Reviews
Lila - July 2009
Stomp!
A delicate chime from the sparkling bhekamukha girdle falls to the
floor. Stomp!! A white accent piece from the beautiful allaka headdress
flutters behind a richly clad dancer. Stomp!!! A delicate bahichudi
armlet slides down a graceful, slender arm. STOMP! An anklet is flung
off stage. The highly talented and gorgeous women of the Jayantika
Dance Company danced with such speed, grace and force during Sunday’s
performance of Lila: The Love Story or Radha and Krishna that
costume pieces were literally cascading from their bodies.
Four
pieces comprised the delightful program performed in the Odissi style
of Indian dance, which although performed as devotional dances well
over 2,000 years ago, achieved a popular revival in the 1950s when it
was transformed into a performance art. However, the spiritual roots
remain deep in this spellbinding and evocative dance form, especially
as performed by Shalini Goel Agarwal and Jayantika’s founder Jayantee
Paine Ganguly.
Lila, taken from parts of the Gita Govinda by
12th-century poet Jayadeva, traces four stories related to Lord
Krishna, an incarnation of the Hindu deity Vishnu. The first segment
portrays his seductive flirtations with the gopis (female devotees of
Krishna). Bell-encrusted anklets provided a rhythmic accompaniment to
the musical soundtrack, thereby demonstrating the dancers’ finely
attuned sense of rhythm and musicality that complemented their elegant
hand gestures, body movements and refined characterizations.
Krishna’s
main squeeze is the lovely Radha, but the second piece displays the
heartbreak she experiences at the hands of the womanizing trickster
Krishna. Ganguly took on both roles, infusing each with heartbreaking
poignancy (in the case of Radha) and rakish charm (Krishna).
Krishna
and Radha reunite in the next vignette with Agarwal this time playing
both characters. Her radiant smile as Radha was full of touching
honesty, and as Krishna, her sweet ministrations to Radha would make
anyone fall in love again.
The final episode is the
above-mentioned ecstatic dance of celebration between Radha and Krishna
where both Ganguly and Agarwal danced with wild (yet technically sharp)

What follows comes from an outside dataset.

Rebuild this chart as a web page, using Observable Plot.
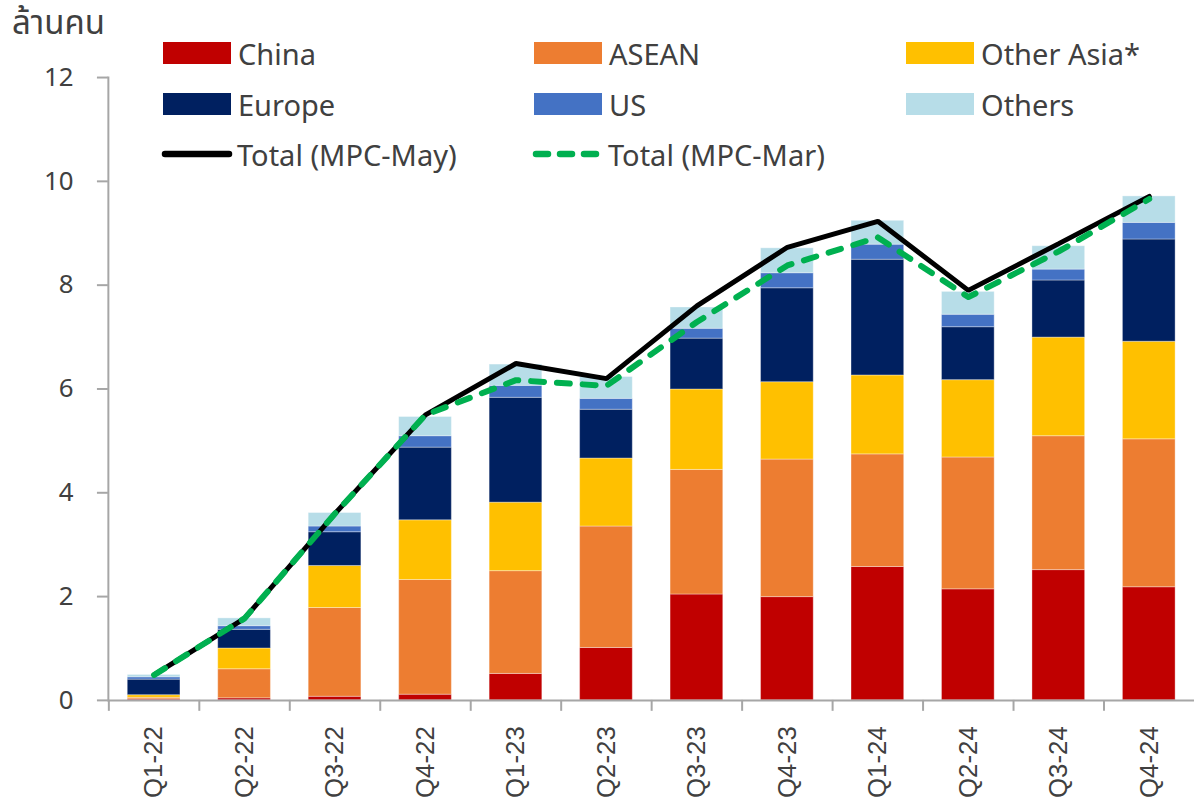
<!DOCTYPE html>
<html>
<head>
<meta charset="utf-8">
<script src="https://cdn.jsdelivr.net/npm/d3@7"></script>
<script src="https://cdn.jsdelivr.net/npm/@observablehq/plot@0.6"></script>
<style>
  html, body { margin: 0; padding: 0; background: #fff; overflow: hidden; width: 1194px; height: 812px; }
  #wrap { position: relative; width: 1194px; height: 812px; overflow: hidden; }
  #chart { position: absolute; left: 0; top: 0; }
  .unit { position: absolute; left: 12px; top: 4px; line-height: 40px; font-family: "Noto Sans Thai", "Noto Sans", "DejaVu Sans", sans-serif; font-size: 33px; color: #404040; white-space: nowrap; }
  .lg { position: absolute; font-family: "Noto Sans", "Open Sans", sans-serif; font-size: 29px; color: #404040; white-space: nowrap; display: flex; align-items: center; height: 30px; }
  .sw { width: 68px; height: 22px; margin-right: 7px; flex: none; }
  .ln { width: 72px; height: 10px; margin-right: 4px; flex: none; margin-left: -2px; }
</style>
</head>
<body>
<div id="wrap">
  <div id="chart"></div>
  <div id="legend"></div>
</div>
<script>
// ---- data ----
const quarters = ["Q1-22","Q2-22","Q3-22","Q4-22","Q1-23","Q2-23","Q3-23","Q4-23","Q1-24","Q2-24","Q3-24","Q4-24"];
const seriesNames = ["China","ASEAN","Other Asia*","Europe","US","Others"];
const seriesColors = ["#C00000","#ED7D31","#FFC000","#002060","#4472C4","#B7DDE8"];
const china     = [0.02, 0.04, 0.07, 0.11, 0.51, 1.01, 2.04, 1.99, 2.57, 2.14, 2.51, 2.18];
const asean     = [0.03, 0.56, 1.71, 2.21, 1.98, 2.34, 2.40, 2.65, 2.17, 2.54, 2.58, 2.85];
const otherAsia = [0.05, 0.40, 0.81, 1.15, 1.32, 1.31, 1.55, 1.49, 1.52, 1.49, 1.90, 1.88];
const europe    = [0.30, 0.36, 0.65, 1.40, 2.02, 0.94, 0.98, 1.81, 2.23, 1.02, 1.10, 1.97];
const us        = [0.045, 0.07, 0.11, 0.22, 0.23, 0.21, 0.19, 0.29, 0.29, 0.24, 0.21, 0.32];
const others    = [0.045, 0.15, 0.26, 0.37, 0.41, 0.42, 0.41, 0.48, 0.46, 0.44, 0.45, 0.51];
const totalMay  = [0.49, 1.58, 3.60, 5.50, 6.49, 6.20, 7.60, 8.73, 9.23, 7.90, 8.80, 9.71];
const totalMar  = [0.49, 1.58, 3.60, 5.50, 6.17, 6.06, 7.29, 8.38, 8.92, 7.77, 8.65, 9.66];
const lineNames = ["Total (MPC-May)", "Total (MPC-Mar)"];
const yTicks = [0, 2, 4, 6, 8, 10, 12];
const unitLabel = "ล้านคน";

// ---- build tidy table ----
const seriesValues = [china, asean, otherAsia, europe, us, others];
const tidy = [];
seriesNames.forEach((s, si) => quarters.forEach((q, qi) => tidy.push({quarter: q, series: s, value: seriesValues[si][qi]})));
const linesMay = quarters.map((q, i) => ({quarter: q, value: totalMay[i]}));
const linesMar = quarters.map((q, i) => ({quarter: q, value: totalMar[i]}));

const W = 1201, H = 812, ML = 108.5, MR = 0, MT = 77.5, MB = 108;
const step = (W - ML - MR) / quarters.length;
const axisColor = "#A6A6A6";
const textColor = "#404040";

const plot = Plot.plot({
  width: W, height: H,
  marginLeft: ML, marginRight: MR, marginTop: MT, marginBottom: MB,
  style: {fontFamily: "'Noto Sans', 'Open Sans', sans-serif", color: textColor, background: "white"},
  x: {domain: quarters, paddingInner: 0.42, paddingOuter: 0.21, axis: null, label: null},
  y: {domain: [0, 12], axis: null, label: null},
  color: {domain: seriesNames, range: seriesColors},
  marks: [
    Plot.barY(tidy, {x: "quarter", y: "value", fill: "series", order: seriesNames, stroke: "white", strokeOpacity: 0.35, strokeWidth: 1}),
    Plot.ruleY([0], {stroke: axisColor, strokeWidth: 2}),
    Plot.frame({anchor: "left", stroke: axisColor, strokeWidth: 2}),
    Plot.axisY({ticks: yTicks, label: null, tickSize: 11, tickPadding: 24, stroke: axisColor, strokeWidth: 2, fill: textColor, fontSize: 26, fontFamily: "'Noto Sans', sans-serif"}),
    Plot.axisX({label: null, tickSize: 11, tickFormat: () => "", dx: -step / 2, stroke: axisColor, strokeWidth: 2}),
    Plot.axisX({label: null, tickSize: 0, tickPadding: 26, tickRotate: -90, fill: textColor, fontSize: 26, fontFamily: "'Liberation Sans', Arial, sans-serif"}),
    Plot.line(linesMay, {x: "quarter", y: "value", stroke: "#000000", strokeWidth: 5, strokeLinejoin: "miter"}),
    Plot.line(linesMar, {x: "quarter", y: "value", stroke: "#00B050", strokeWidth: 6, strokeDasharray: "13,13", strokeLinecap: "round", strokeLinejoin: "round"})
  ]
});
document.getElementById("chart").appendChild(plot);

// ---- legend (HTML overlay) ----
const legend = document.getElementById("legend");
const unit = document.createElement("div");
unit.className = "unit";
unit.textContent = unitLabel;
legend.appendChild(unit);

const colX = [163, 534, 906];
const rowY = [38, 89, 139];
seriesNames.forEach((s, i) => {
  const d = document.createElement("div");
  d.className = "lg";
  d.style.left = colX[i % 3] + "px";
  d.style.top = rowY[Math.floor(i / 3)] + "px";
  d.innerHTML = `<div class="sw" style="background:${seriesColors[i]}"></div><span>${s}</span>`;
  legend.appendChild(d);
});
const lineStyles = [
  `<line x1="4" y1="5" x2="68" y2="5" stroke="#000" stroke-width="6.5" stroke-linecap="round"/>`,
  `<line x1="4" y1="5" x2="68" y2="5" stroke="#00B050" stroke-width="6.5" stroke-linecap="round" stroke-dasharray="12,12"/>`
];
lineNames.forEach((s, i) => {
  const d = document.createElement("div");
  d.className = "lg";
  d.style.left = colX[i] + "px";
  d.style.top = rowY[2] + "px";
  d.innerHTML = `<svg class="ln" viewBox="0 0 72 10">${lineStyles[i]}</svg><span>${s}</span>`;
  legend.appendChild(d);
});
</script>
</body>
</html>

abandon. A brief introduction to each piece was helpful for Western
audiences unfamiliar with the symbolic and almost mime-like gestures of
the Odissi style. Yet, even without these educational remarks, the
Odissi style presented (as choreographed here by Gurus Kelucharan
Mohapatra and Jyoti Rout) retains an ancient and primal storytelling
quality that, although incredibly refined, touches something deep
within us.
The riveting evening, though, belongs to Ganguly and
Agarwal, whose coy beauty captures audiences with a simple glance, cock
of the head, or dazzling smile. During one of the introductions, we
were told that significant, and often daily, training is required for
this complex dance form, and with these two performers it shows in
every delicate hand gesture, each percussive stomp, multiple flashes of
the eyes, and serpentine undulations of the torso. This is a must-see
performance.
[A]
beautiful, intricate, and all-around amazing performance. I can’t
imagine a better way to wait out a monsoon then to watch the graceful
interplay of these gorgeous women; the slow, delicate contortions
alternating with the staccato raga stepwork.